Wednesday 10 January 2018

A DEARTH OF POSTGRADUATE TEACHERS IN MEDICAL COLLEGES




It is a fact that it is not very easy to find quality teachers for post doctoral courses in particular, and even for postgraduate teaching in Medical Colleges. Good physicians and surgeons, after their M.Ch and DM are gobbled up by corporate hospitals leaving very few for teaching hospitals. There can be many reasons for this scarcity – poor remunerations, strange accountabilities, and fanciful rules of perks and promotions! But students are not to be blamed for that. So how do we maintain a high standard of education? What are the solutions?

I am sure that if you apply your mind you can substantially add on to my list, which is as follows:

1. Affiliate good corporate hospitals to teaching institutions. This will be a very bold step, but a very useful one. Not only M Ch and DM students but even MD and MS students can be benefited because the corporate hospitals are better equipped with both facilities and manpower. Why should a candidate going for MD Radiodiagnosis continue working in a teaching hospital which does not have a MRI unit? Why should he/she not be allowed rotation in a private/corporate hospital which has one?

2. Allow senior consultants in private sector to be part time teachers. This is a contentious issue as these guys will not be automatically welcomed by the full time teachers as they would say that the private guys will be enjoying the best of both the worlds. Yes, they will, but they will be invaluable in filling the void in the teaching staff.

3. At some stage E-medicine has to take a firm hold in medical education. Didactic lectures, case presentations, ward rounds and planning sessions can be arranged at a fixed time in each hospital and it can be beamed to hand held devices of MD, MS, DM, DNB and MCh students. Seminars and Journal clubs can similarly be organized every day by one hospital or the other and beamed to all students.

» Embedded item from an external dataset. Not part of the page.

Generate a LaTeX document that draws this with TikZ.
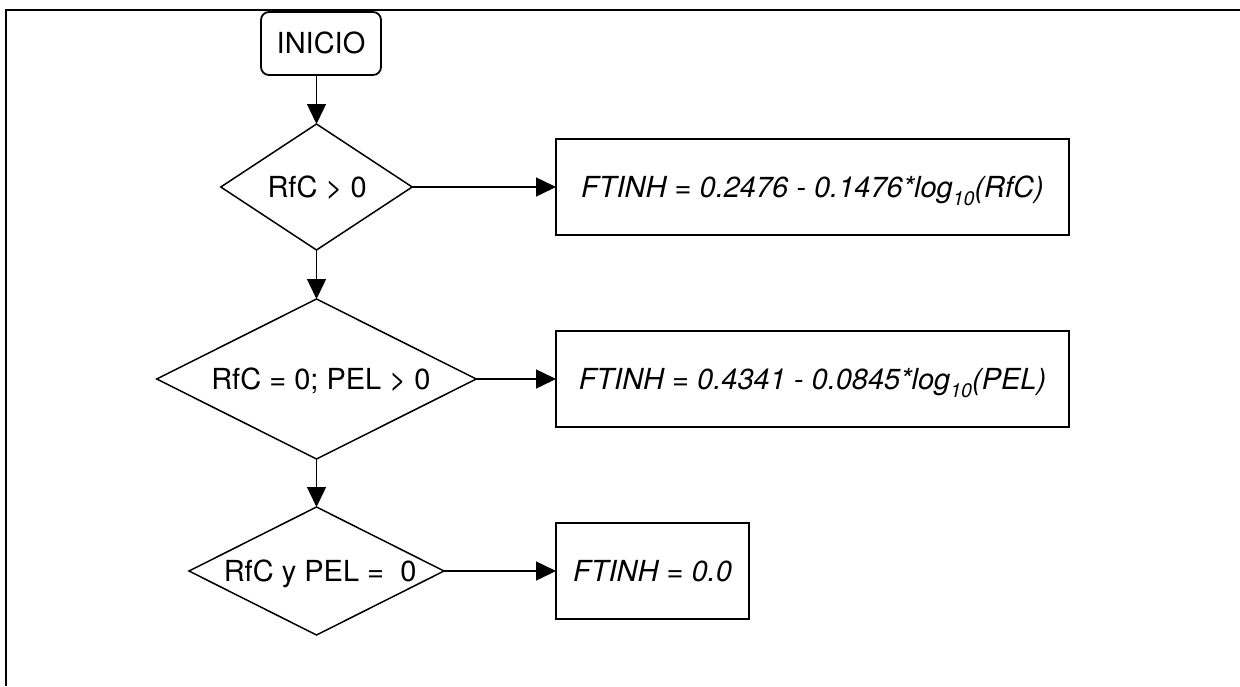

4. Each department has a MCI approved syllabus. Text books are there to assist but students do not know how to utilize the knowledge resource and how to apply this knowledge in clinical practice. This is what a medical teacher is supposed to do - help the students in achieving this goal. If departments cannot employ teachers in flesh and blood then they should at least have a list of E-teachers with whom the students can interact by software like Skype and discuss their subject or their patients. The students can also send a feedback about the quality of their interaction to the department / institution head so that the list and the hierarchy of the E-teachers can keep on changing continuously.

5. In surgical specialties every department cannot perform every type of surgery.  In Plastic Surgery today we are expected to teach Paediatric Plastic Surgery, Reconstructive Surgery, Burns, Hand Surgery, Micro-vascular Surgery, Cranio-maxillofacial Surgery, Uro-plastic Surgery, Onco-plastic Surgery, Aesthetic Surgery and Regenerative Surgery. No department can have specialist of each discipline. So it would be prudent to let the trainee do a rotation in different Plastic Surgery units and pick up the pearls of wisdom from multiple sources. No amount of newer faculty appointment can match this simple modification of the training programme.

6. If good people have to be attracted to teaching jobs, these jobs will have to be made more attractive. Research facilities will have to be added to clinical departments and research should be liberally funded. Research should be meticulously monitored, carelessness reprimanded and outstanding contributions applauded. Publication, citations and patents should be duly rewarded. Podium and poster presentations in state, national and international conferences should be valued and encouraged and these should be the factors in deciding future perks and promotions. Remember, if you pay peanuts.....you will only attract monkeys!


7. Today retirement is linked with age and a few state governments, when they failed to find teachers to fill the vacant positions increased the retirement age to 65 years and some private medical colleges went a step ahead and took it up to 70! Now retirement cannot be linked to age alone. Physical fitness, mental agility, surgical skills and up to date knowledge of the subject are all required to deem someone fit to continue in high and responsible positions. Some of the older teachers are priceless and invaluable and should be requested to continue but by law allowing everybody to be around is mindless. New talent brings new ideas and retaining deadwood stops the flow of the stream of knowledge.